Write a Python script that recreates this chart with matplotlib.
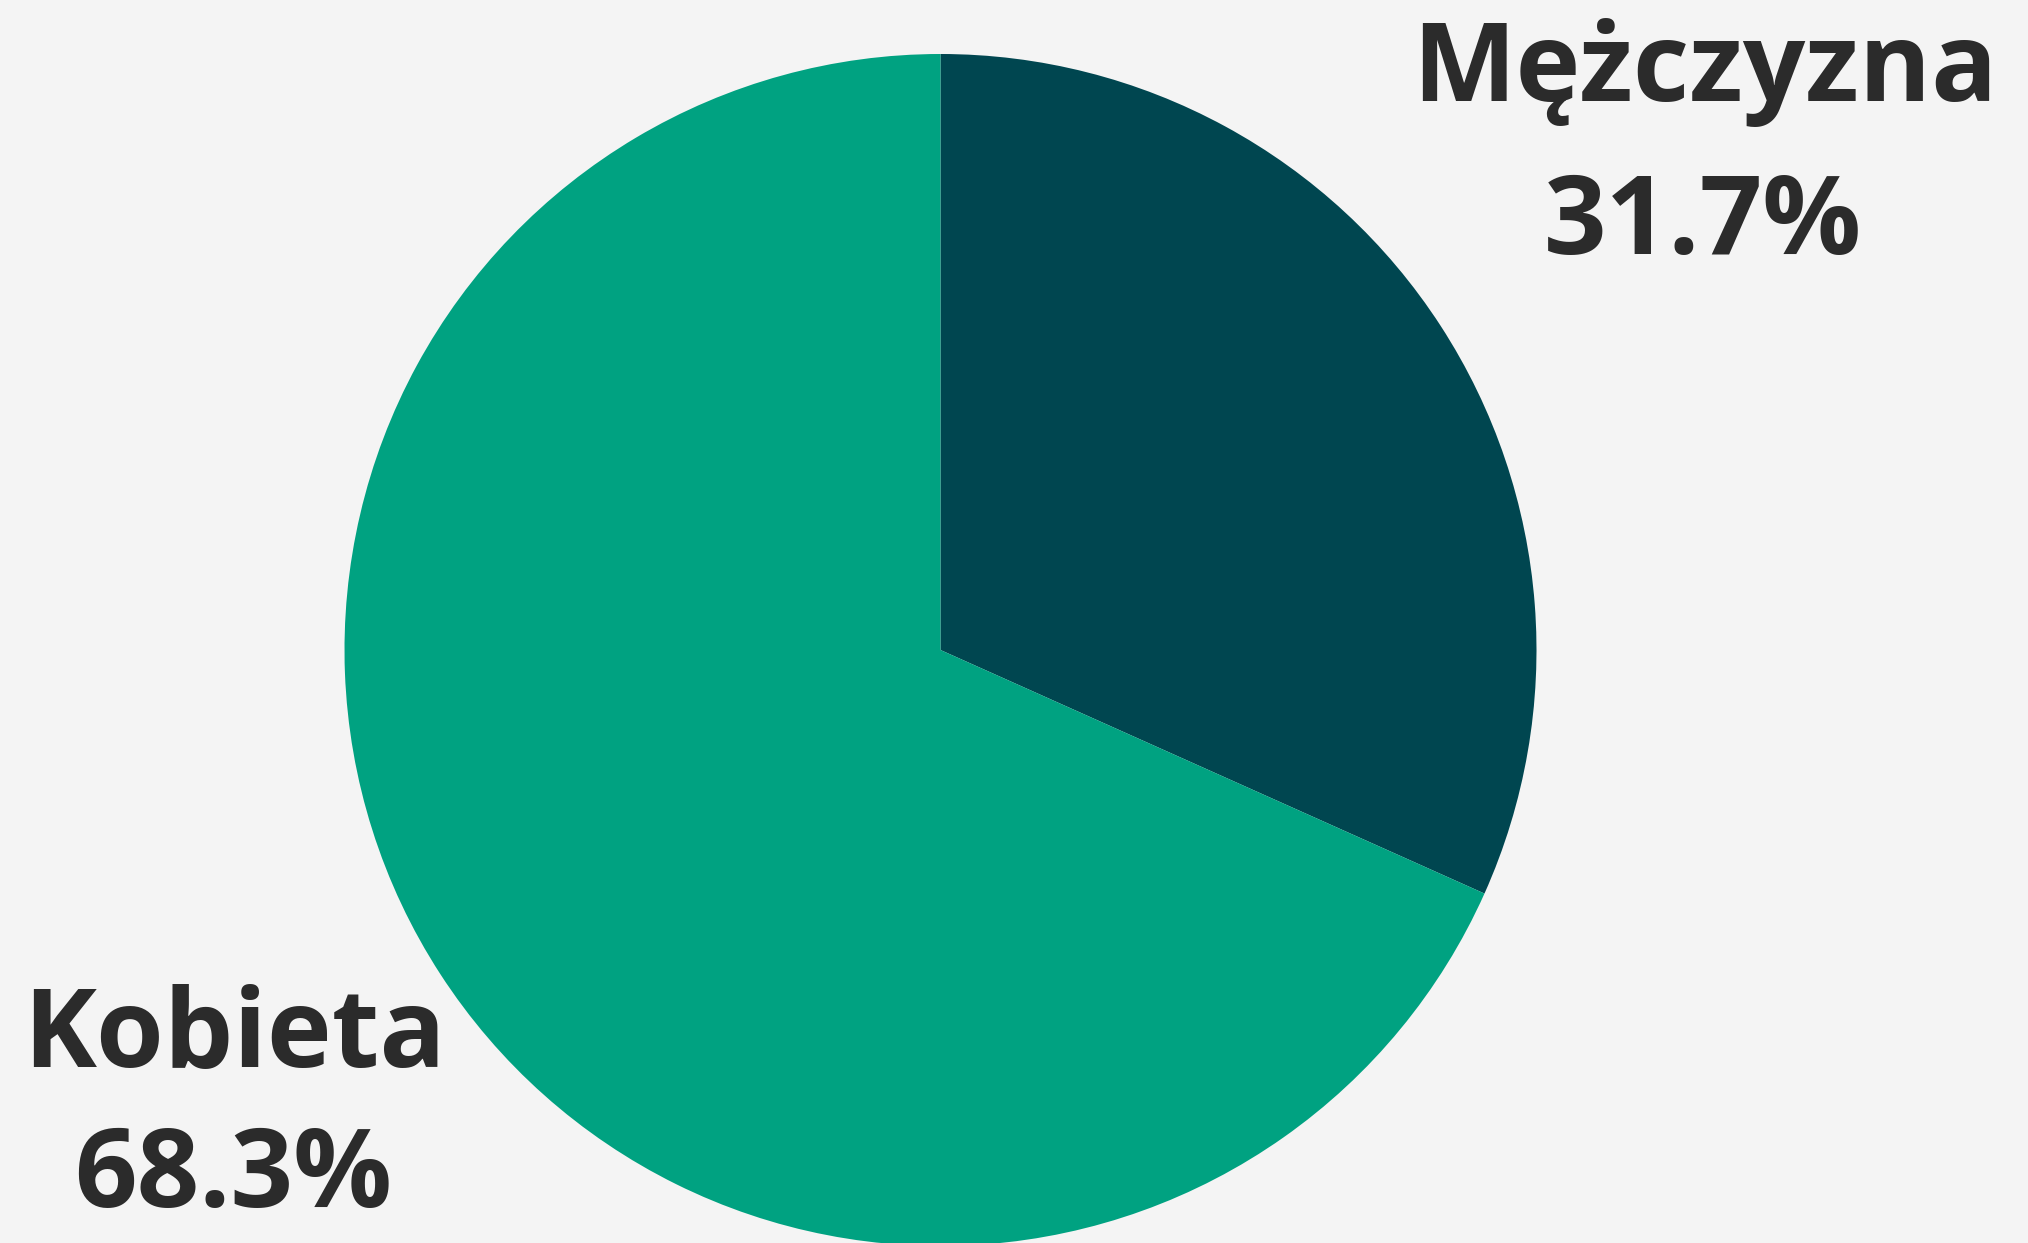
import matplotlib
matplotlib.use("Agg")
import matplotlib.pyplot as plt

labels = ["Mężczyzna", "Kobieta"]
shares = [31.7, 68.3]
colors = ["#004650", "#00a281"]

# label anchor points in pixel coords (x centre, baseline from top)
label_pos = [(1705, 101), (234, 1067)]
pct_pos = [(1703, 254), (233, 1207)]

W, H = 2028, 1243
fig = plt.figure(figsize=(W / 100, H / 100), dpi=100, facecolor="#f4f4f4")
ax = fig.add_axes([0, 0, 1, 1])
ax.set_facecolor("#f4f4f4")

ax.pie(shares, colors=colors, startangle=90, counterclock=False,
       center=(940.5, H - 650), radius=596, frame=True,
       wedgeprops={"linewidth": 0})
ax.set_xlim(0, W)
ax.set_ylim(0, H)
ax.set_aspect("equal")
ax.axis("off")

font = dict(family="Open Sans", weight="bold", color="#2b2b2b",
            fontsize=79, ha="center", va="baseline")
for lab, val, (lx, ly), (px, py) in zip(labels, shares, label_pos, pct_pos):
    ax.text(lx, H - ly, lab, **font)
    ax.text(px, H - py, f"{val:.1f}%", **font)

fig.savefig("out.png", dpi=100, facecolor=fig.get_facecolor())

************

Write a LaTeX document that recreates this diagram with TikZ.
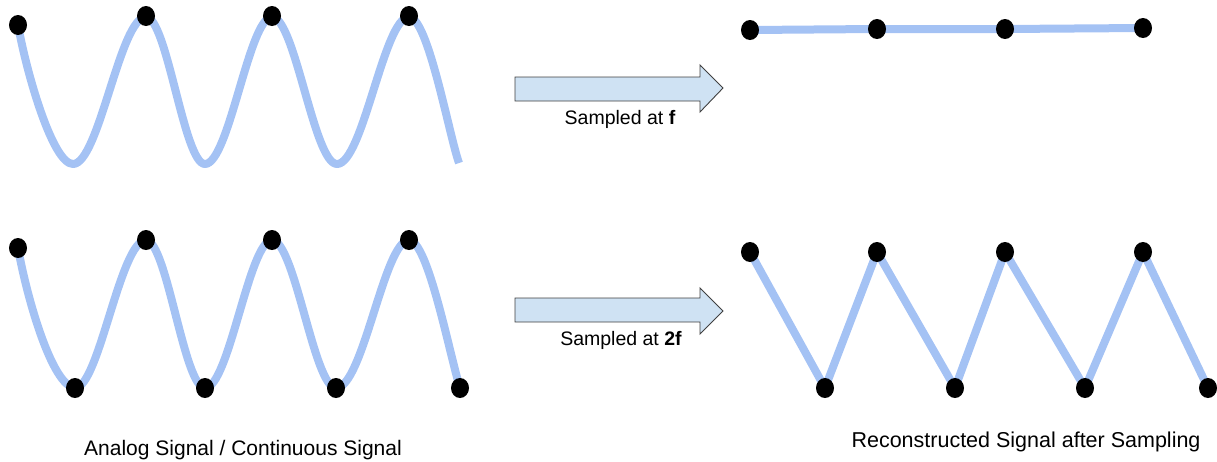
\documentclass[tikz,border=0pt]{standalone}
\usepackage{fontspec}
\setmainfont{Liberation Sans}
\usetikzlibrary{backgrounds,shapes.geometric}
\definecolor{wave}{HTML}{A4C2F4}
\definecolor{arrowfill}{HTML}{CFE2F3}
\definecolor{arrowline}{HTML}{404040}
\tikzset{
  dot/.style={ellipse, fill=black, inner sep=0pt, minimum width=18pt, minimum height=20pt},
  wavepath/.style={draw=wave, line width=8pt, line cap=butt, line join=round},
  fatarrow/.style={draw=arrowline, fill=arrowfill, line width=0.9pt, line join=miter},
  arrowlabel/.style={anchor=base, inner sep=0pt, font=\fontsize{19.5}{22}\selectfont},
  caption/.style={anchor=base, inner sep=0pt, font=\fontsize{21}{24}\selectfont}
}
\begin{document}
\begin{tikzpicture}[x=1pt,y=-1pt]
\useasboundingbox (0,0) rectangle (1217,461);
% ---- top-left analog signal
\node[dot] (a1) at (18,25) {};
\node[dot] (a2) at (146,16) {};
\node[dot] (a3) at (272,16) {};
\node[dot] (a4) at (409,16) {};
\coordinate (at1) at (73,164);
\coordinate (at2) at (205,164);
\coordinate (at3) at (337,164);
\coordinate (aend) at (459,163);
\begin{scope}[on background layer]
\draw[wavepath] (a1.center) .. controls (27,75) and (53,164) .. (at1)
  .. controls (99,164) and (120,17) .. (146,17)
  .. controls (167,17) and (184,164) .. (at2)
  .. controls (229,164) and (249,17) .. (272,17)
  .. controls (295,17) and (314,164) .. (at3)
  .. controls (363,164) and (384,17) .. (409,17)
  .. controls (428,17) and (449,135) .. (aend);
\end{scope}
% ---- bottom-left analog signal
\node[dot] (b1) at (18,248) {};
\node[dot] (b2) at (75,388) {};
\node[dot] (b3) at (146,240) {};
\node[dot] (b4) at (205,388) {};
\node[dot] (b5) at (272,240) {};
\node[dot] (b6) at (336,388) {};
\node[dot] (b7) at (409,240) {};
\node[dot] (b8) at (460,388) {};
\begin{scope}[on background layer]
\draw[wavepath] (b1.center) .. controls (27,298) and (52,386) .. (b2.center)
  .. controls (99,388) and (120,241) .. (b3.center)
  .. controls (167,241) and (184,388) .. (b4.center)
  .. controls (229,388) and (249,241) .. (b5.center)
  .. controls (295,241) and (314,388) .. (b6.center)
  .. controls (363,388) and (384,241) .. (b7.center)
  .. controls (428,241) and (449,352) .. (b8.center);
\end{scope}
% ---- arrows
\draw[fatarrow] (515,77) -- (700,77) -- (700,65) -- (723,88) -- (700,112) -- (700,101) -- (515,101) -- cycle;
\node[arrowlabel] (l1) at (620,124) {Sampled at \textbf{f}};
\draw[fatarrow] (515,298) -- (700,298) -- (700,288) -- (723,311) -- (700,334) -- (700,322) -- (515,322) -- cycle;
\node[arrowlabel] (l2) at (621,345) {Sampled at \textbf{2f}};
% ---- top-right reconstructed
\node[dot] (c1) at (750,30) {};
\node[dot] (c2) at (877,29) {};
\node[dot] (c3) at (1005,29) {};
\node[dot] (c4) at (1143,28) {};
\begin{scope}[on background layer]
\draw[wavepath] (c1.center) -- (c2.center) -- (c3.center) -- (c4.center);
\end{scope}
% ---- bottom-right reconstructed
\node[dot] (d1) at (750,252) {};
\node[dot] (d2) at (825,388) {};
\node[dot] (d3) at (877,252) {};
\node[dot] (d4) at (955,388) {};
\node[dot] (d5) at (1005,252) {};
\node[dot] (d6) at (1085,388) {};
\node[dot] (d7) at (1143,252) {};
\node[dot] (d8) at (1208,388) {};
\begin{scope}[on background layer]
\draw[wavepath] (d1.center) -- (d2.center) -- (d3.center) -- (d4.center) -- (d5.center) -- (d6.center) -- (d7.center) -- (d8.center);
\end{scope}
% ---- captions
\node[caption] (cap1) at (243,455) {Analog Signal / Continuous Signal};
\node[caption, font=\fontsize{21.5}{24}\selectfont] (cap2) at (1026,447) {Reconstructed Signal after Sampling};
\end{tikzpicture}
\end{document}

************

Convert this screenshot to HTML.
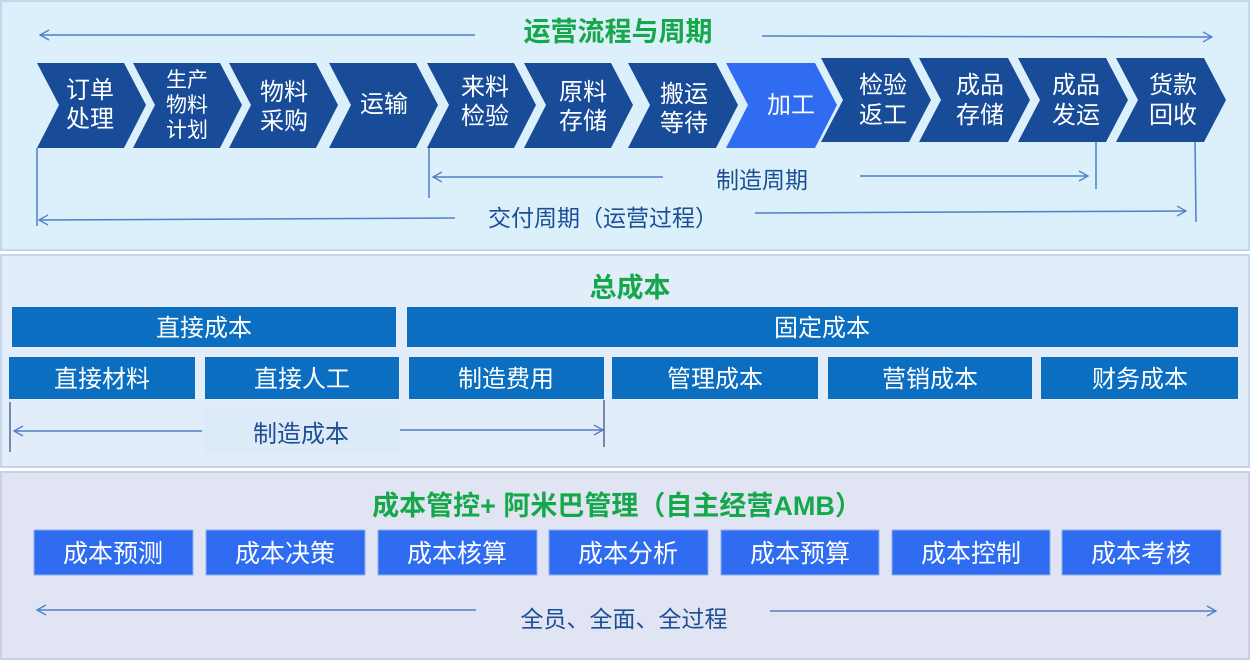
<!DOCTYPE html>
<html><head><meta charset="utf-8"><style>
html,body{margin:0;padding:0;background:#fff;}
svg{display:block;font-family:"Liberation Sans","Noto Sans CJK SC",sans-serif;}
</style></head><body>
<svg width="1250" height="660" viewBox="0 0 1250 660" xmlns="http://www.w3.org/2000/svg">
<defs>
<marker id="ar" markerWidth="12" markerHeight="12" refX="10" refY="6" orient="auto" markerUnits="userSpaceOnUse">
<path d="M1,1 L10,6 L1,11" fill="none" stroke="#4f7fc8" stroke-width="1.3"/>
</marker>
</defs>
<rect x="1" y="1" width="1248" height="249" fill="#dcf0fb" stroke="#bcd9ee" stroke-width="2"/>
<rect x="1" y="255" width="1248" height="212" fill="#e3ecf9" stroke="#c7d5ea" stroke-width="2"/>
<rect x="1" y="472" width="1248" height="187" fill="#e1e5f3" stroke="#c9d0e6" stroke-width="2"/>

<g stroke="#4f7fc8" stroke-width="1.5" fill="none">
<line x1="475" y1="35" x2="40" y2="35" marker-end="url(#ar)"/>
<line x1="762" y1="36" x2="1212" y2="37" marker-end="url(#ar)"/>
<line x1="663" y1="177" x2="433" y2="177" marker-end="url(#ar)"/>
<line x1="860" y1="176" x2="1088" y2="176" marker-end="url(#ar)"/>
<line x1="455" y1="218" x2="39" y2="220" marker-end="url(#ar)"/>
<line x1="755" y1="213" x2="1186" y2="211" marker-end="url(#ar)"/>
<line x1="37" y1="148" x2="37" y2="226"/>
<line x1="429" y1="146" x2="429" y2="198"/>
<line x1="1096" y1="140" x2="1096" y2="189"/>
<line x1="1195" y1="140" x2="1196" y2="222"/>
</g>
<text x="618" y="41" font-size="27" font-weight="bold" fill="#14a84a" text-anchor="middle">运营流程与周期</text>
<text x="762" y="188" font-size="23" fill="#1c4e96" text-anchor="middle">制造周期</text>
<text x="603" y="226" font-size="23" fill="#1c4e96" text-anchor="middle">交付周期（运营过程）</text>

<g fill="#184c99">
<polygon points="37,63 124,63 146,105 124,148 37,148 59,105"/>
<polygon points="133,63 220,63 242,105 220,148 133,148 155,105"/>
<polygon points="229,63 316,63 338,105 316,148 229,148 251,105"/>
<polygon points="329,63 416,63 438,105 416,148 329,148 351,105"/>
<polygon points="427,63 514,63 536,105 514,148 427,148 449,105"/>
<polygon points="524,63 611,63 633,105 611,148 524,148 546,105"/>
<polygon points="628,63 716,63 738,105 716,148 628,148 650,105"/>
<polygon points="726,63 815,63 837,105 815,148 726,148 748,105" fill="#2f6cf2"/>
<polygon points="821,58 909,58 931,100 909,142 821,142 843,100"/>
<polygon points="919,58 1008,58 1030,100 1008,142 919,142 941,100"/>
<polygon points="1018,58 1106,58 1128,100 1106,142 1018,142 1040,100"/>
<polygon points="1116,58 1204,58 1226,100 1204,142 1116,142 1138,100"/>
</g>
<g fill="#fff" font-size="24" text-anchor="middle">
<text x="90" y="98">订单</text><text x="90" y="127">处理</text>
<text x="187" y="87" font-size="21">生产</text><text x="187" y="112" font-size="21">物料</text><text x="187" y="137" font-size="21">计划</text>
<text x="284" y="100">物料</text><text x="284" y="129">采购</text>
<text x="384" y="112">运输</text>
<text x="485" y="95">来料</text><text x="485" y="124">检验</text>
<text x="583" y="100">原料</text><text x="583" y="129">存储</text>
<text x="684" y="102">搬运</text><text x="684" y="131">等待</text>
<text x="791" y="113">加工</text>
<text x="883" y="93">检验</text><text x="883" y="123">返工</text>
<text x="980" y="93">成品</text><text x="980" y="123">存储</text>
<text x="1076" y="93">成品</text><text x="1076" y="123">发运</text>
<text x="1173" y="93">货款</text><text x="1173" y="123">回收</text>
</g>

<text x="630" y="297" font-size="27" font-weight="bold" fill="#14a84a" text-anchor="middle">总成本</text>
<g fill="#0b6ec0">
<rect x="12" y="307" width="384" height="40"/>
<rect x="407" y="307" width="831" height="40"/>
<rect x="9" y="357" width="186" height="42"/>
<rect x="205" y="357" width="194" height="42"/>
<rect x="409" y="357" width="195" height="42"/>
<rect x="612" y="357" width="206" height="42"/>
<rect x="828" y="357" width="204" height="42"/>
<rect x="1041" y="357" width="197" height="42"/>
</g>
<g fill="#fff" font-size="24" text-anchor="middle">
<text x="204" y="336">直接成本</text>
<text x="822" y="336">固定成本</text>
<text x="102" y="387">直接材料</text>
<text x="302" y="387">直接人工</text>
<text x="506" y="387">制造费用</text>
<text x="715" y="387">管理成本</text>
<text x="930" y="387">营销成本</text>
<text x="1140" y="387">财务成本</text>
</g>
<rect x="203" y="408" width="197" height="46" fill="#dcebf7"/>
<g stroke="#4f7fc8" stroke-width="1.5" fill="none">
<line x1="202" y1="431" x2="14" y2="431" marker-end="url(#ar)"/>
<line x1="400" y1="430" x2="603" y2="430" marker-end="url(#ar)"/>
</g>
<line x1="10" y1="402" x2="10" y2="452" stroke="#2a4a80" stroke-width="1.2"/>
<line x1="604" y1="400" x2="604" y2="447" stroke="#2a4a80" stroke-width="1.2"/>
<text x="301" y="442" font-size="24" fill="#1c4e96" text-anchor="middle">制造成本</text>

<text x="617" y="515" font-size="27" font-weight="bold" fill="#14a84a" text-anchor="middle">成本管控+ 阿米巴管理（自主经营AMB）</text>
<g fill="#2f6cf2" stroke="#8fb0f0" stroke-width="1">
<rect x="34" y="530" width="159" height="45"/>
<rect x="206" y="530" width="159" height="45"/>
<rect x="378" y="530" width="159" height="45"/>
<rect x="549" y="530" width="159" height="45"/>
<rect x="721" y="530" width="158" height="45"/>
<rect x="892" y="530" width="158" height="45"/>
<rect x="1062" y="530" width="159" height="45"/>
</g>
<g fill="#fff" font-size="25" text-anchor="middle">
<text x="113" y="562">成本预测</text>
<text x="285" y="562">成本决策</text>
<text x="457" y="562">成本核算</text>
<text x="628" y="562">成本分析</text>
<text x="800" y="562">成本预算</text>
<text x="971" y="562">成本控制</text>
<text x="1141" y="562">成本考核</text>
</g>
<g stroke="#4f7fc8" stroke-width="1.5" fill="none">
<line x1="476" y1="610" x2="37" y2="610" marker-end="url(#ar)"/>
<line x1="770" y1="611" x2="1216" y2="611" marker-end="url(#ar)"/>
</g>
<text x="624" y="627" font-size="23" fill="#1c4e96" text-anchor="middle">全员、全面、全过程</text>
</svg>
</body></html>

************

(STATED GOAL): Pull out the lines above in which the word "with" appears.

(RESULT OF THIS EXERCISE):
Write a Python script that recreates this chart with matplotlib.
Write a LaTeX document that recreates this diagram with TikZ.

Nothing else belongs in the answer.